Unfortunately, there’s no room to flesh out any of the new students this issue, but Faerber does find the space to split the team up into small groups and work in some characterization scenes. Husk is still angry at Chamber for brushing her off. Chamber doesn’t want to share the school with humans. Skin isn’t willing to believe all humans are bigots. M wants a tattoo to symbolize her ownership of her body. Synch is apparently the object of affection for M, Gaia, and Jubilee.
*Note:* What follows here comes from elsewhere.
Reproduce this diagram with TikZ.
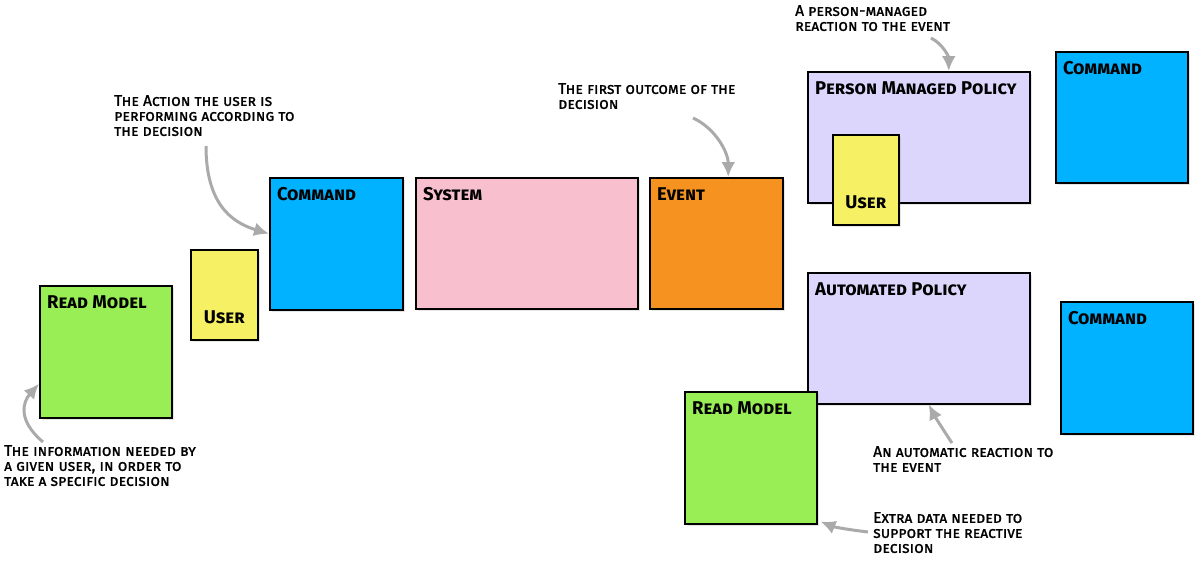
\documentclass[tikz,border=0pt]{standalone}
\usepackage{fontspec}
\setmainfont{Fira Sans}
\newfontfamily\notefont{Fira Sans}[FakeBold=1.2]
\usetikzlibrary{shapes,arrows,arrows.meta,shadows}
\definecolor{readgreen}{RGB}{153,238,85}
\definecolor{useryellow}{RGB}{245,240,100}
\definecolor{cmdblue}{RGB}{0,178,255}
\definecolor{syspink}{RGB}{248,192,206}
\definecolor{evtorange}{RGB}{245,146,32}
\definecolor{policylilac}{RGB}{221,214,252}
\definecolor{arrowgray}{RGB}{170,170,170}
\tikzstyle{sticky} = [rectangle, draw, line width=1.5pt, anchor=north west, inner sep=0pt, drop shadow={shadow xshift=2pt, shadow yshift=-2pt, opacity=0.2}]
\tikzstyle{title} = [font=\fontsize{18.5}{20}\selectfont\bfseries\scshape, inner sep=0pt]
\tikzstyle{note} = [font=\notefont\fontsize{15.5}{15}\selectfont\scshape, anchor=north west, align=left, inner sep=0pt]
\tikzstyle{line} = [draw, -{Latex[length=15pt,width=14pt]}, line width=3pt, color=arrowgray]

\begin{document}
\begin{tikzpicture} [x=1pt, y=-1pt]
        \useasboundingbox (0,0) rectangle (1200,563);

        % decision
        \node[sticky, fill=readgreen, minimum width=132pt, minimum height=132pt, label={[title, anchor=north west, xshift=8pt, yshift=-10pt]north west:Read Model}] (RMa) at (39,285) {};
        \node[sticky, fill=useryellow, minimum width=67pt, minimum height=90pt, label={[title, anchor=south, yshift=16pt]south:User}] (USa) at (190,249) {};
        \node[sticky, fill=cmdblue, minimum width=133pt, minimum height=132pt, label={[title, anchor=north west, xshift=8pt, yshift=-10pt]north west:Command}] (CMa) at (269,177) {};
        \node[sticky, fill=syspink, minimum width=222pt, minimum height=131pt, label={[title, anchor=north west, xshift=8pt, yshift=-10pt]north west:System}] (SYS) at (415,177) {};
        \node[sticky, fill=evtorange, minimum width=133pt, minimum height=131pt, label={[title, anchor=north west, xshift=8pt, yshift=-10pt]north west:Event}] (EV) at (649,177) {};

        % reaction
        \node[sticky, fill=policylilac, minimum width=222pt, minimum height=131pt, label={[title, anchor=north west, xshift=8pt, yshift=-10pt]north west:Person Managed Policy}] (PMP) at (807,71) {};
        \node[sticky, fill=useryellow, minimum width=66pt, minimum height=90pt, label={[title, anchor=south, yshift=16pt]south:User}] (USb) at (832,134) {};
        \node[sticky, fill=cmdblue, minimum width=132pt, minimum height=131pt, label={[title, anchor=north west, xshift=8pt, yshift=-10pt]north west:Command}] (CMb) at (1055,51) {};
        \node[sticky, fill=policylilac, minimum width=222pt, minimum height=131pt, label={[title, anchor=north west, xshift=8pt, yshift=-10pt]north west:Automated Policy}] (AUTO) at (807,272) {};
        \node[sticky, fill=cmdblue, minimum width=132pt, minimum height=132pt, label={[title, anchor=north west, xshift=8pt, yshift=-10pt]north west:Command}] (CMc) at (1060,301) {};
        \node[sticky, fill=readgreen, minimum width=132pt, minimum height=132pt, label={[title, anchor=north west, xshift=8pt, yshift=-10pt]north west:Read Model}] (RMb) at (684,391) {};

        % notes
        \node[note] (nAction) at (114,95) {The Action the user is\\performing according to\\the decision};
        \node[note] (nOutcome) at (558,83) {The first outcome of the\\decision};
        \node[note] (nPerson) at (795,5) {A person-managed\\reaction to the event};
        \node[note] (nInfo) at (4,445) {The information needed by\\a given user, in order to\\take a specific decision};
        \node[note] (nAuto) at (873,446) {An automatic reaction to\\the event};
        \node[note] (nExtra) at (873,512) {Extra data needed to\\support the reactive\\decision};

        \coordinate (aAction) at (206,146);
        \coordinate (aOutcome) at (693,118);
        \coordinate (aPerson) at (931,38);
        \coordinate (aInfo) at (43,442);
        \coordinate (aAuto) at (952,443);
        \coordinate (aExtra) at (868,532);

        \path [line] (aAction) .. controls +(0,55) and +(-40,-12) .. ([yshift=10pt]CMa.west);
        \path [line] (aOutcome) .. controls +(22,10) and +(0,-25) .. ([xshift=12pt]EV.north);
        \path [line] (aPerson) .. controls +(12,6) and +(0,-14) .. ([xshift=30pt]PMP.north);
        \path [line] (aInfo) .. controls +(-26,-22) and +(-16,18) .. ([yshift=-32pt]RMa.west);
        \path [line] (aAuto) .. controls +(-10,-15) and +(5,10) .. ([xshift=10pt]AUTO.south);
        \path [line] (aExtra) .. controls +(-25,-3) and +(12,5) .. ([xshift=3pt,yshift=3pt]RMb.south east);

\end{tikzpicture}
\end{document}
Thankfully, the crossover material is simply used to justify the fight scenes, making this read like a standard Generation X issue that just happens to be concluded in X-Man.


wwk5d said...

This issue kind of sums up Faebers run. Lots of good ideas (some of which had potential but were never expanded upon), hit or miss plots, but lots of good, solid, character work. The run isn't a forgotten classic by any means, but the pluses do tend to outweigh the minuses.

ray swift said...

I find Faerber's gen X a solid read. His stories and plot are his strong attributes. He write teenagers better then Hama (which his run reminds me more of what Wholverine run would look like if it was goofy, and composed of slang-talking teenagers). But as for the characters, although he writes them as normal people, I didn't feel it's the same characters that Lobdel brought to the story. Like they share the same history but don't have the same personality anymore. It's only a lips service. Jubilee is not the same cheeky, quirky, sharp-tongued teenager anymore. M has a completely new personality (I know that she is retconed to be Penance, but still, it seems they try to treat her both as the old M and the new one simultaneously). Emma... All of the characters seems to me like a close call - but not a hit on the spot. It comes and goes. They also suffer from over exposition in their dialogue.
I can compare Faerber's style of writing to Louise Simonson from the 80's: They both aren't BAD writers, but it seems that when they writing the characters something is off, unhuman, over-exposition-like.

Still readable and enjoyable though. But I can't help it but feel: "this is not Gen X", while I read.